Il giovane era giunto in Svizzera nel 2019 come minorenne non accompagnato. Il tragico episodio, capitato martedì, solleva dubbi sulla sua presa a carico.
Aveva vent’anni, era originario dell’Afghanistan e in Svizzera era arrivato nel 2019, da minorenne non accompagnato. Se n’è andato un paio di giorni fa, martedì 11 luglio. Ma non perché rimpatriato o per cercare rifugio in altri Paesi. Perché morto, suicida. Questo il tragico destino di un giovane richiedente l’asilo che si è tolto la vita al Centro per richiedenti l’asilo di Cadro, dov’era ospite da circa un anno.
Di suicidio si parla, ma più in interviste o approfondimenti, raramente in casi concreti come questo. È un tema piuttosto tabù, anche giornalisticamente parlando, e come tale viene generalmente trattato anche dalle autorità competenti. Spesso per il timore di atti emulativi. Abbiamo scelto di parlarne, perché l’episodio ha già sollevato dubbi sulla presa a carico del ragazzo che, stando a quanto riferito dall’avvocata Immaccolata Iglio Rezzonico in una nota, sin dal suo arrivo nel Paese avrebbe manifestato un malessere. “Purtroppo però, come accade sempre in questo sistema di cosiddetta accoglienza per i richiedenti l’asilo, l’unica soluzione è stata quella di acquietarlo con i farmaci”, scrive la legale specialista della migrazione.
Sempre Iglio Rezzonico riferisce di “ricoveri a Mendrisio (alla Clinica psichiatrica cantonale, ndr)”, di “nessun percorso di reale presa a carico, di socializzazione, di relazione umana affettiva”, sostenendo che a Cadro il 20enne fosse solo e isolato. E concludendo che il tragico epilogo della sua breve vita sia stato un “suicidio annunciato”. Parole forti, che sollevano interrogativi sulla sua presa a carico, quantomeno sulla sua efficacia, e che meritano una risposta. Questo, perché il centro di Cadro è di fatto gestito dallo Stato. E più precisamente dalla Croce Rossa Svizzera (Crs), su mandato del Dipartimento della sanità e della socialità (Dss).
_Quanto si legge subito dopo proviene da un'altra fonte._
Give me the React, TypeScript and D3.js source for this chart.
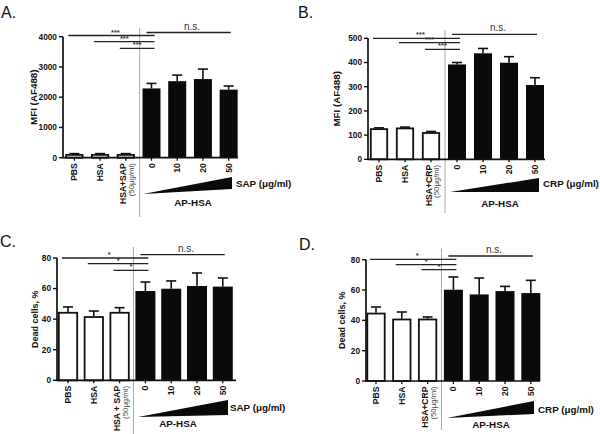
import React from "react";
import * as d3 from "d3";

// ---------- data ----------
const catsSAP = ["PBS", "HSA", "HSA+SAP", "0", "10", "20", "50"];
const catsCRP = ["PBS", "HSA", "HSA+CRP", "0", "10", "20", "50"];
const catsSAPc = ["PBS", "HSA", "HSA + SAP", "0", "10", "20", "50"];
const subLabel = "(50μg/ml)";

const mfiSAP = [120, 120, 120, 2290, 2530, 2600, 2250];
const mfiSAPErr = [15, 15, 15, 165, 200, 330, 120];
const mfiCRP = [128, 131, 112, 392, 438, 399, 307];
const mfiCRPErr = [2, 2, 3, 8, 20, 25, 30];
const deadSAP = [44.7, 41.9, 44.7, 58.4, 59.9, 61.7, 61.3];
const deadSAPErr = [3.3, 3.4, 2.8, 5.9, 5.1, 8.5, 5.6];
const deadCRP = [45, 41.1, 41.1, 60.2, 57.1, 59.3, 58];
const deadCRPErr = [3.8, 4.4, 1.1, 8.4, 10.8, 3.1, 8.4];

const ticksMFI_A = [0, 1000, 2000, 3000, 4000];
const ticksMFI_B = [0, 100, 200, 300, 400, 500];
const ticksDead = [0, 20, 40, 60, 80];

const FONT = "'Liberation Sans', Arial, sans-serif";

type PanelProps = {
  letter: string;
  letterPos: [number, number];
  cats: string[];
  values: number[];
  errs: number[];
  ticks: number[];
  yMax: number;
  yLabel: string;
  yLabelX: number;
  yLabelSize: number;
  axisX: number;
  band: [number, number];
  axisEnd: number;
  yTop: number;
  yBottom: number;
  barW: number;
  sepTop: number;
  sepBottom: number;
  stars: string;
  sigY: number[];
  agent: string;
  agentPos: [number, number];
  tri: [number, number, number, number, number];
  apPos: [number, number];
};

function Panel(p: PanelProps) {
  const x = d3.scaleBand<string>().domain(p.cats).range(p.band).paddingInner(0);
  const y = d3.scaleLinear().domain([0, p.yMax]).range([p.yBottom, p.yTop]);
  const step = x.step();
  const cx = (i: number) => (x(p.cats[i]) as number) + step / 2;
  const sepX = (cx(2) + cx(3)) / 2 + 1;
  const tri = d3.line()([
    [p.tri[0], p.tri[1]],
    [p.tri[2], p.tri[3]],
    [p.tri[2], p.tri[4]],
  ]) + "Z";
  const sigStarts = [0, 1, 2];
  const endX = cx(3) + 3;
  return (
    <g fontFamily={FONT}>
      <text x={p.letterPos[0]} y={p.letterPos[1]} fontSize={16} fill="#111">{p.letter}</text>
      <line x1={sepX} x2={sepX} y1={p.sepTop} y2={p.sepBottom} stroke="#aaa" strokeWidth={1} />
      {p.values.map((v, i) => {
        const white = i < 3;
        const c = cx(i);
        const top = y(v);
        const et = y(v + p.errs[i]);
        return (
          <g key={i}>
            <line x1={c} x2={c} y1={top} y2={et} stroke="#111" strokeWidth={1.6} />
            <line x1={c - 5} x2={c + 5} y1={et} y2={et} stroke="#111" strokeWidth={1.6} />
            <rect
              x={c - p.barW / 2 + (white ? 0.8 : 0)}
              y={top + (white ? 0.8 : 0)}
              width={p.barW - (white ? 1.6 : 0)}
              height={p.yBottom - top - (white ? 0.8 : 0)}
              fill={white ? "#fff" : "#0a0a0a"}
              stroke="#111"
              strokeWidth={white ? 1.8 : 0}
            />
          </g>
        );
      })}
      <line x1={p.axisX} x2={p.axisX} y1={p.yTop} y2={p.yBottom} stroke="#111" strokeWidth={1.7} />
      {p.ticks.map((t) => (
        <g key={t}>
          <line x1={p.axisX - 4} x2={p.axisX} y1={y(t)} y2={y(t)} stroke="#111" strokeWidth={1.4} />
          <text x={p.axisX - 6} y={y(t)} dy="0.35em" textAnchor="end" fontSize={8.3} fontWeight="bold" fill="#111">
            {t}
          </text>
        </g>
      ))}
      <text
        transform={`translate(${p.yLabelX},${(p.yTop + p.yBottom) / 2}) rotate(-90)`}
        textAnchor="middle"
        fontSize={p.yLabelSize}
        fontWeight="bold"
        fill="#111"
      >
        {p.yLabel}
      </text>
      <line x1={p.axisX - 0.8} x2={p.axisEnd} y1={p.yBottom} y2={p.yBottom} stroke="#111" strokeWidth={1.7} />
      {p.cats.map((c, i) => {
        const xc = cx(i);
        const two = i === 2;
        return (
          <g key={c}>
            <line x1={xc} x2={xc} y1={p.yBottom} y2={p.yBottom + 3} stroke="#111" strokeWidth={1.3} />
            <text
              transform={`translate(${two ? xc - 2.5 : xc},${p.yBottom + 5.5}) rotate(-90)`}
              textAnchor="end"
              dy="0.35em"
              fontSize={8.6}
              fontWeight="bold"
              fill="#111"
            >
              {c}
            </text>
            {two && (
              <text
                transform={`translate(${xc + 5.5},${p.yBottom + 5.5}) rotate(-90)`}
                textAnchor="end"
                dy="0.35em"
                fontSize={7.8}
                fill="#444"
              >
                {subLabel}
              </text>
            )}
          </g>
        );
      })}
      {sigStarts.map((s, k) => {
        const x0 = cx(s) - 6;
        return (
          <g key={k}>
            <line x1={x0} x2={endX} y1={p.sigY[k]} y2={p.sigY[k]} stroke="#222" strokeWidth={1.3} />
            <text x={(x0 + endX) / 2 + (k === 0 ? 4 : 0)} y={p.sigY[k] - 1} textAnchor="middle" fontSize={7.5} fontWeight="bold" fill="#333">
              {p.stars}
            </text>
          </g>
        );
      })}
      <line x1={cx(3) - 5} x2={cx(6) + 2} y1={p.sigY[3]} y2={p.sigY[3]} stroke="#222" strokeWidth={1.3} />
      <text x={(cx(3) + cx(6)) / 2 + 2} y={p.sigY[3] - 3} textAnchor="middle" fontSize={10} fill="#333">
        n.s.
      </text>
      <path d={tri} fill="#0a0a0a" />
      <text x={p.agentPos[0]} y={p.agentPos[1]} fontSize={9.8} fontWeight="bold" fill="#111">
        {p.agent}
      </text>
      <text x={p.apPos[0]} y={p.apPos[1]} textAnchor="middle" fontSize={9.8} fontWeight="bold" fill="#111">
        AP-HSA
      </text>
    </g>
  );
}

export default function App() {
  return (
    <svg width={600} height={434} style={{ position: "absolute", left: 0, top: 0, background: "#fff" }}>
      <rect width={600} height={434} fill="#fff" />
      <Panel
        letter="A." letterPos={[1, 18]}
        cats={catsSAP} values={mfiSAP} errs={mfiSAPErr} ticks={ticksMFI_A} yMax={4000}
        yLabel="MFI (AF488)" yLabelX={37} yLabelSize={9.8}
        axisX={63} band={[61.5, 241.5]} axisEnd={238} yTop={36.7} yBottom={157.7} barW={18}
        sepTop={28} sepBottom={217}
        stars="***" sigY={[35.5, 41.7, 48.3, 32.5]}
        agent="SAP (μg/ml)" agentPos={[236, 187]}
        tri={[143, 194, 232, 177, 189]} apPos={[193, 206]}
      />
      <Panel
        letter="B." letterPos={[298, 18]}
        cats={catsCRP} values={mfiCRP} errs={mfiCRPErr} ticks={ticksMFI_B} yMax={500}
        yLabel="MFI (AF488)" yLabelX={340} yLabelSize={9.8}
        axisX={368} band={[366, 548]} axisEnd={545} yTop={38.3} yBottom={159.3} barW={18}
        sepTop={30} sepBottom={213}
        stars="***" sigY={[38.3, 42.7, 49.3, 34.3]}
        agent="CRP (μg/ml)" agentPos={[543, 187]}
        tri={[450, 192, 539, 178, 192]} apPos={[500, 207]}
      />
      <Panel
        letter="C." letterPos={[0, 247]}
        cats={catsSAPc} values={deadSAP} errs={deadSAPErr} ticks={ticksDead} yMax={80}
        yLabel="Dead cells, %" yLabelX={38} yLabelSize={9}
        axisX={57} band={[55.1, 235.7]} axisEnd={236} yTop={258} yBottom={380.3} barW={20}
        sepTop={247} sepBottom={434}
        stars="*" sigY={[258, 263.7, 270.3, 254.7]}
        agent="SAP (μg/ml)" agentPos={[230, 411]}
        tri={[138, 417, 228, 400, 415]} apPos={[178, 427]}
      />
      <Panel
        letter="D." letterPos={[299, 250]}
        cats={catsCRP} values={deadCRP} errs={deadCRPErr} ticks={ticksDead} yMax={80}
        yLabel="Dead cells, %" yLabelX={345} yLabelSize={9}
        axisX={366} band={[363.1, 543.7]} axisEnd={540} yTop={259.7} yBottom={381} barW={19}
        sepTop={249} sepBottom={430}
        stars="*" sigY={[259.3, 264.7, 269.7, 256]}
        agent="CRP (μg/ml)" agentPos={[538, 413]}
        tri={[447, 418, 534, 401, 414]} apPos={[491, 428]}
      />
    </svg>
  );
}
Abbiamo provato a contattare la Crs del Sottoceneri per un riscontro, ma senza riuscire a raggiungere la neodirettrice Debora Banchini-Fersini. Renzo Zanini, capo dell’Ufficio richiedenti l’asilo e dei rifugiati del Dss ci ha invece fatto sapere gli uffici cantonali competenti sono stati “puntualmente e tempestivamente informati e coinvolti” da parte della sezione sottocenerina e che “per rapporto al drammatico evento, nel rispetto della persona deceduta, dei suoi conoscenti e dei suoi familiari, non si ritiene opportuno riferire elementi di dettaglio, tenuto altresì conto che le autorità stanno effettuando i dovuti accertamenti”.